◆ **Recorded data**:
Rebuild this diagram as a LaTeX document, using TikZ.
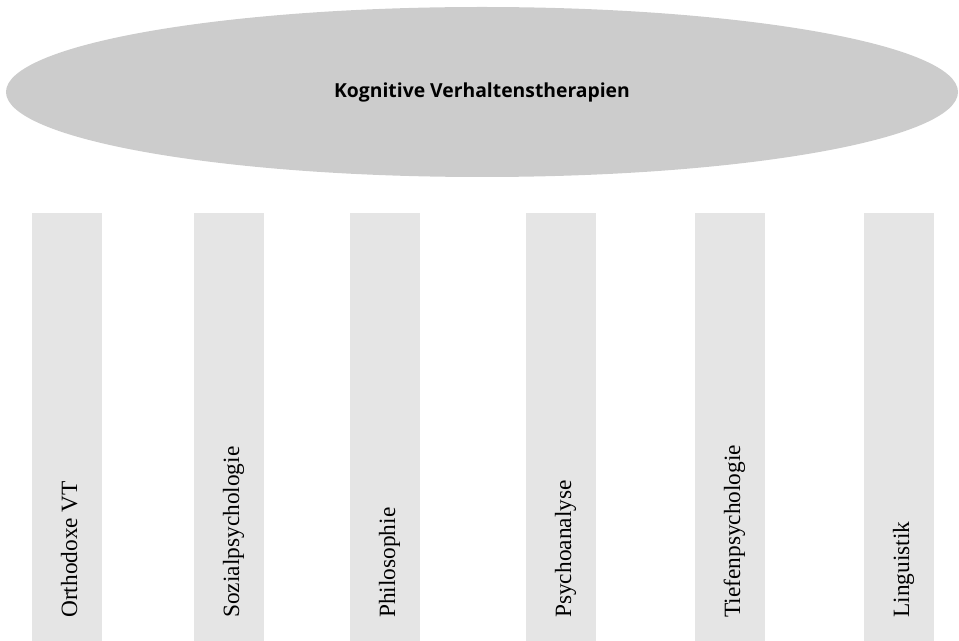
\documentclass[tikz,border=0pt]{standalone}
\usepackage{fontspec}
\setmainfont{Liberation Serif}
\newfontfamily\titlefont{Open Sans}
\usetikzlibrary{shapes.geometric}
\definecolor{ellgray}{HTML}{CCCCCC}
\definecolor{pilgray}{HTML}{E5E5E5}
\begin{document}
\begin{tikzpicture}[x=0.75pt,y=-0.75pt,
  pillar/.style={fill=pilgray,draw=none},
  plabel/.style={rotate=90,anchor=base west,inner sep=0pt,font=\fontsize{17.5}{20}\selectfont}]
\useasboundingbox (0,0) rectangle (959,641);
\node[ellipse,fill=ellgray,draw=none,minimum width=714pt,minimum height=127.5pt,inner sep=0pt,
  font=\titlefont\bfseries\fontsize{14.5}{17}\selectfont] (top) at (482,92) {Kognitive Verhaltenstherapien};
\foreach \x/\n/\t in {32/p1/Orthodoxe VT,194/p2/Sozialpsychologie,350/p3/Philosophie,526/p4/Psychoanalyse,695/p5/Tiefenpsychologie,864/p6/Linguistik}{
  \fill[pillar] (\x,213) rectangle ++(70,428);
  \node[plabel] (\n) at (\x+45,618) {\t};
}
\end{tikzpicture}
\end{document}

◆ **Stated problem**:
Repeat the material above word for word, please, apart from its images.

◆ **Answer in full**:
Rebuild this diagram as a LaTeX document, using TikZ.
\documentclass[tikz,border=0pt]{standalone}
\usepackage{fontspec}
\setmainfont{Liberation Serif}
\newfontfamily\titlefont{Open Sans}
\usetikzlibrary{shapes.geometric}
\definecolor{ellgray}{HTML}{CCCCCC}
\definecolor{pilgray}{HTML}{E5E5E5}
\begin{document}
\begin{tikzpicture}[x=0.75pt,y=-0.75pt,
  pillar/.style={fill=pilgray,draw=none},
  plabel/.style={rotate=90,anchor=base west,inner sep=0pt,font=\fontsize{17.5}{20}\selectfont}]
\useasboundingbox (0,0) rectangle (959,641);
\node[ellipse,fill=ellgray,draw=none,minimum width=714pt,minimum height=127.5pt,inner sep=0pt,
  font=\titlefont\bfseries\fontsize{14.5}{17}\selectfont] (top) at (482,92) {Kognitive Verhaltenstherapien};
\foreach \x/\n/\t in {32/p1/Orthodoxe VT,194/p2/Sozialpsychologie,350/p3/Philosophie,526/p4/Psychoanalyse,695/p5/Tiefenpsychologie,864/p6/Linguistik}{
  \fill[pillar] (\x,213) rectangle ++(70,428);
  \node[plabel] (\n) at (\x+45,618) {\t};
}
\end{tikzpicture}
\end{document}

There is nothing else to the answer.